On Tuesday 27 August 2024 10:01:07 pm Andy Smith wrote:
> That is the correct way to deal with Debian's ISO images. Whether
> your BIOS supports booting from that is a bit hit and miss. It's
> worth a try as it works a lot of the time.
> 
> Also look in the BIOS settings for boot order priority. If that
> mentions USB as an option then it's very likely to work.

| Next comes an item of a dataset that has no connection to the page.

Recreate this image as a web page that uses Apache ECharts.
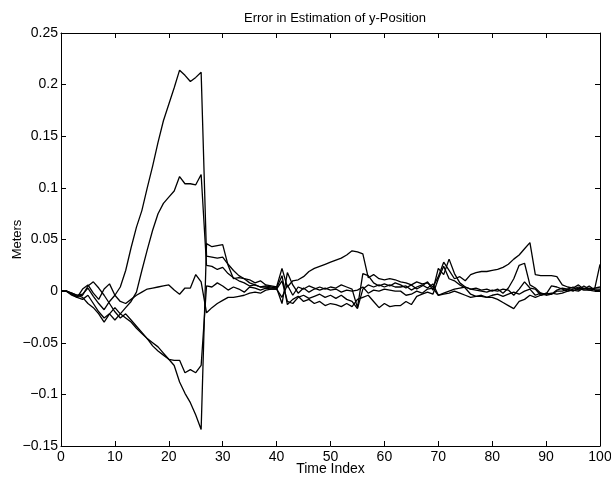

Found that,  finally,  and it's odd.  There's a selection for "Legacy" which 
can be switched to UEFI,  and under the boot order stuff they mention USB 
floppy (!) and USB CDROM.  I've fiddled with it.
 
(...)
 
> I'd try the USB media approach as it'll probably work. If the laptop
> was never designed to have an internal optical media drive then it
> was probably also designed to boot off of USB for installation
> purposes.

It has no place for an optical drive.
 
> If that doesn't work, would it be possible to take the HDD/SSD out
> of the laptop and put it in another machine? You could then install
> onto that and put it back in the laptop afterwards.

I don't think that I'd end up with the proper drivers if I did that...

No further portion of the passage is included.